(Dataset entries)
* Start *

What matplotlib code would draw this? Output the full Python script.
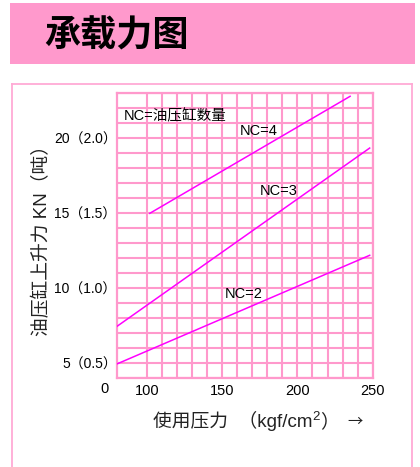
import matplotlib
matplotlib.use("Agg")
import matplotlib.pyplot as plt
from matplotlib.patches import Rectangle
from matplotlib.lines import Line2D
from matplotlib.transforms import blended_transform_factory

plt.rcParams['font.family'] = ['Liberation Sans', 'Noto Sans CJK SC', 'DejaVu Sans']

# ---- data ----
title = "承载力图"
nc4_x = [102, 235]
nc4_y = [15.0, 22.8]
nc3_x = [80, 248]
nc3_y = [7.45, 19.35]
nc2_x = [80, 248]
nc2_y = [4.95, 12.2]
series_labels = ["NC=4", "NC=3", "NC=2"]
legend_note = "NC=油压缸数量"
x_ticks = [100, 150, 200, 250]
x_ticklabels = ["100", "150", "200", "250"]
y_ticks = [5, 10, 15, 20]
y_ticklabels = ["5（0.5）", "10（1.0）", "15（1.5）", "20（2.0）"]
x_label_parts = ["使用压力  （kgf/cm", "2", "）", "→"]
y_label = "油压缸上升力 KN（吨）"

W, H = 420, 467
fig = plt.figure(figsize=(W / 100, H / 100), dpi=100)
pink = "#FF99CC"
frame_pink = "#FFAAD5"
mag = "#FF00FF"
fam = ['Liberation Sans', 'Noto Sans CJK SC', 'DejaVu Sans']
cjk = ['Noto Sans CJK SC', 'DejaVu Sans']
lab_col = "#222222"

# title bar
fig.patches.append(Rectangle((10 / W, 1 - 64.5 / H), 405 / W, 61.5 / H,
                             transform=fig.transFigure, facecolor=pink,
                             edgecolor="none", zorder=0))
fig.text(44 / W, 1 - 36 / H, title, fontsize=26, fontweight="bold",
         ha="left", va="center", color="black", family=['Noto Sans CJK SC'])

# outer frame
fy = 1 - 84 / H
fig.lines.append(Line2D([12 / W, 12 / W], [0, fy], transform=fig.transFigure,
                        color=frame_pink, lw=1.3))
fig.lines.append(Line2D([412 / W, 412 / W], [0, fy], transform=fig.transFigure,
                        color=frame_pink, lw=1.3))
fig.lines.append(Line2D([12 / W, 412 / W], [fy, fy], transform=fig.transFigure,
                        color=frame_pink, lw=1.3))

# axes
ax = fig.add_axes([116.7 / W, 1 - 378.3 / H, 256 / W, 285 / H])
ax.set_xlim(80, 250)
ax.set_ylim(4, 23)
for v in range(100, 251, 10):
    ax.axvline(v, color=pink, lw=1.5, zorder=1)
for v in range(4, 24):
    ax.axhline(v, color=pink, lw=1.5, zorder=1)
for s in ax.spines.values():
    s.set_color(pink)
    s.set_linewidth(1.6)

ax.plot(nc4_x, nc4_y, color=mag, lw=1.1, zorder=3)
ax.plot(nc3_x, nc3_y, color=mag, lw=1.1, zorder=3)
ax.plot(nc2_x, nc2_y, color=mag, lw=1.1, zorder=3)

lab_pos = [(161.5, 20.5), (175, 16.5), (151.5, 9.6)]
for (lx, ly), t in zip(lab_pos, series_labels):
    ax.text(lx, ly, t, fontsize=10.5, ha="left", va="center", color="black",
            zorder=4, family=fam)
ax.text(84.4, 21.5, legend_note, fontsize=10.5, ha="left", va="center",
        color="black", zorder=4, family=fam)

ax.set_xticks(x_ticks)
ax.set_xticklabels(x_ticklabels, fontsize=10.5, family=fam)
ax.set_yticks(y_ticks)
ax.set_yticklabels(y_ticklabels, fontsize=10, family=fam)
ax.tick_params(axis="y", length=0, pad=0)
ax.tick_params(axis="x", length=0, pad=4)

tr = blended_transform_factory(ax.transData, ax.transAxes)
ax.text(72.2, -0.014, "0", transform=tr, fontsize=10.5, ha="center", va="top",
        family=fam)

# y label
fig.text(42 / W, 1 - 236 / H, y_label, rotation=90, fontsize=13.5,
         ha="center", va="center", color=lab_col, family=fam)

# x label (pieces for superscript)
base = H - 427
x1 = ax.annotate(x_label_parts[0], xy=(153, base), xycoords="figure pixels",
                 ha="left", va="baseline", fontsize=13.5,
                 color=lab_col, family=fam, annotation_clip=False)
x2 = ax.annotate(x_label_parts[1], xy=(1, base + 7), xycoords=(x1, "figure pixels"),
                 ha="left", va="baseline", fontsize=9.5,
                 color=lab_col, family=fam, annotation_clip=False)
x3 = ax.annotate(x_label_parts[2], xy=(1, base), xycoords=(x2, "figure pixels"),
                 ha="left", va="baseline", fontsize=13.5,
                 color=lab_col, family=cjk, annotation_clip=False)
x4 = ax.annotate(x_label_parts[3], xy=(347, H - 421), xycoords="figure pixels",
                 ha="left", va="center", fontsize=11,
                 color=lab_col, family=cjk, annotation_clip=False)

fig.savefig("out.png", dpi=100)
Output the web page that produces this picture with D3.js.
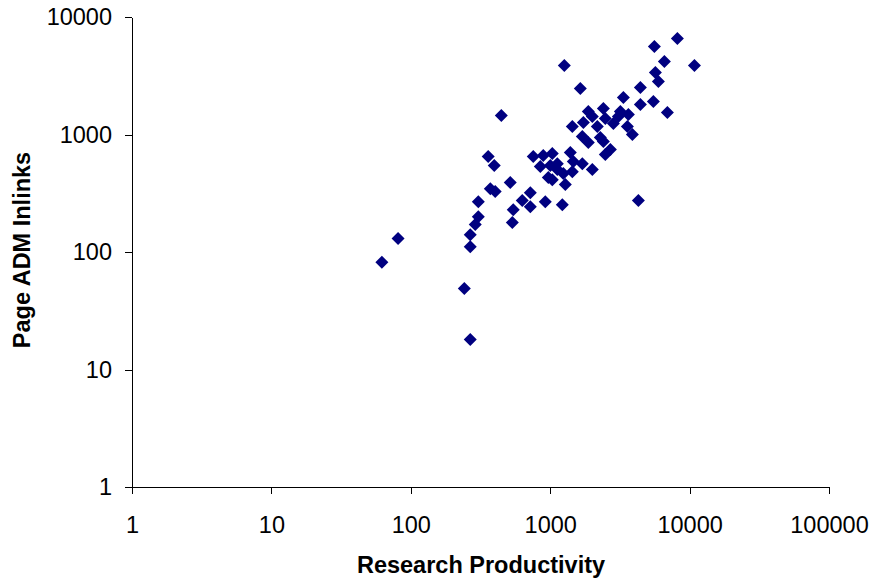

* End *

-- Exercise requirements --
Reproduce the entries above word for word. Pictures stay out.

-- Task response --
What matplotlib code would draw this? Output the full Python script.
import matplotlib
matplotlib.use("Agg")
import matplotlib.pyplot as plt
from matplotlib.patches import Rectangle
from matplotlib.lines import Line2D
from matplotlib.transforms import blended_transform_factory

plt.rcParams['font.family'] = ['Liberation Sans', 'Noto Sans CJK SC', 'DejaVu Sans']

# ---- data ----
title = "承载力图"
nc4_x = [102, 235]
nc4_y = [15.0, 22.8]
nc3_x = [80, 248]
nc3_y = [7.45, 19.35]
nc2_x = [80, 248]
nc2_y = [4.95, 12.2]
series_labels = ["NC=4", "NC=3", "NC=2"]
legend_note = "NC=油压缸数量"
x_ticks = [100, 150, 200, 250]
x_ticklabels = ["100", "150", "200", "250"]
y_ticks = [5, 10, 15, 20]
y_ticklabels = ["5（0.5）", "10（1.0）", "15（1.5）", "20（2.0）"]
x_label_parts = ["使用压力  （kgf/cm", "2", "）", "→"]
y_label = "油压缸上升力 KN（吨）"

W, H = 420, 467
fig = plt.figure(figsize=(W / 100, H / 100), dpi=100)
pink = "#FF99CC"
frame_pink = "#FFAAD5"
mag = "#FF00FF"
fam = ['Liberation Sans', 'Noto Sans CJK SC', 'DejaVu Sans']
cjk = ['Noto Sans CJK SC', 'DejaVu Sans']
lab_col = "#222222"

# title bar
fig.patches.append(Rectangle((10 / W, 1 - 64.5 / H), 405 / W, 61.5 / H,
                             transform=fig.transFigure, facecolor=pink,
                             edgecolor="none", zorder=0))
fig.text(44 / W, 1 - 36 / H, title, fontsize=26, fontweight="bold",
         ha="left", va="center", color="black", family=['Noto Sans CJK SC'])

# outer frame
fy = 1 - 84 / H
fig.lines.append(Line2D([12 / W, 12 / W], [0, fy], transform=fig.transFigure,
                        color=frame_pink, lw=1.3))
fig.lines.append(Line2D([412 / W, 412 / W], [0, fy], transform=fig.transFigure,
                        color=frame_pink, lw=1.3))
fig.lines.append(Line2D([12 / W, 412 / W], [fy, fy], transform=fig.transFigure,
                        color=frame_pink, lw=1.3))

# axes
ax = fig.add_axes([116.7 / W, 1 - 378.3 / H, 256 / W, 285 / H])
ax.set_xlim(80, 250)
ax.set_ylim(4, 23)
for v in range(100, 251, 10):
    ax.axvline(v, color=pink, lw=1.5, zorder=1)
for v in range(4, 24):
    ax.axhline(v, color=pink, lw=1.5, zorder=1)
for s in ax.spines.values():
    s.set_color(pink)
    s.set_linewidth(1.6)

ax.plot(nc4_x, nc4_y, color=mag, lw=1.1, zorder=3)
ax.plot(nc3_x, nc3_y, color=mag, lw=1.1, zorder=3)
ax.plot(nc2_x, nc2_y, color=mag, lw=1.1, zorder=3)

lab_pos = [(161.5, 20.5), (175, 16.5), (151.5, 9.6)]
for (lx, ly), t in zip(lab_pos, series_labels):
    ax.text(lx, ly, t, fontsize=10.5, ha="left", va="center", color="black",
            zorder=4, family=fam)
ax.text(84.4, 21.5, legend_note, fontsize=10.5, ha="left", va="center",
        color="black", zorder=4, family=fam)

ax.set_xticks(x_ticks)
ax.set_xticklabels(x_ticklabels, fontsize=10.5, family=fam)
ax.set_yticks(y_ticks)
ax.set_yticklabels(y_ticklabels, fontsize=10, family=fam)
ax.tick_params(axis="y", length=0, pad=0)
ax.tick_params(axis="x", length=0, pad=4)

tr = blended_transform_factory(ax.transData, ax.transAxes)
ax.text(72.2, -0.014, "0", transform=tr, fontsize=10.5, ha="center", va="top",
        family=fam)

# y label
fig.text(42 / W, 1 - 236 / H, y_label, rotation=90, fontsize=13.5,
         ha="center", va="center", color=lab_col, family=fam)

# x label (pieces for superscript)
base = H - 427
x1 = ax.annotate(x_label_parts[0], xy=(153, base), xycoords="figure pixels",
                 ha="left", va="baseline", fontsize=13.5,
                 color=lab_col, family=fam, annotation_clip=False)
x2 = ax.annotate(x_label_parts[1], xy=(1, base + 7), xycoords=(x1, "figure pixels"),
                 ha="left", va="baseline", fontsize=9.5,
                 color=lab_col, family=fam, annotation_clip=False)
x3 = ax.annotate(x_label_parts[2], xy=(1, base), xycoords=(x2, "figure pixels"),
                 ha="left", va="baseline", fontsize=13.5,
                 color=lab_col, family=cjk, annotation_clip=False)
x4 = ax.annotate(x_label_parts[3], xy=(347, H - 421), xycoords="figure pixels",
                 ha="left", va="center", fontsize=11,
                 color=lab_col, family=cjk, annotation_clip=False)

fig.savefig("out.png", dpi=100)
Output the web page that produces this picture with D3.js.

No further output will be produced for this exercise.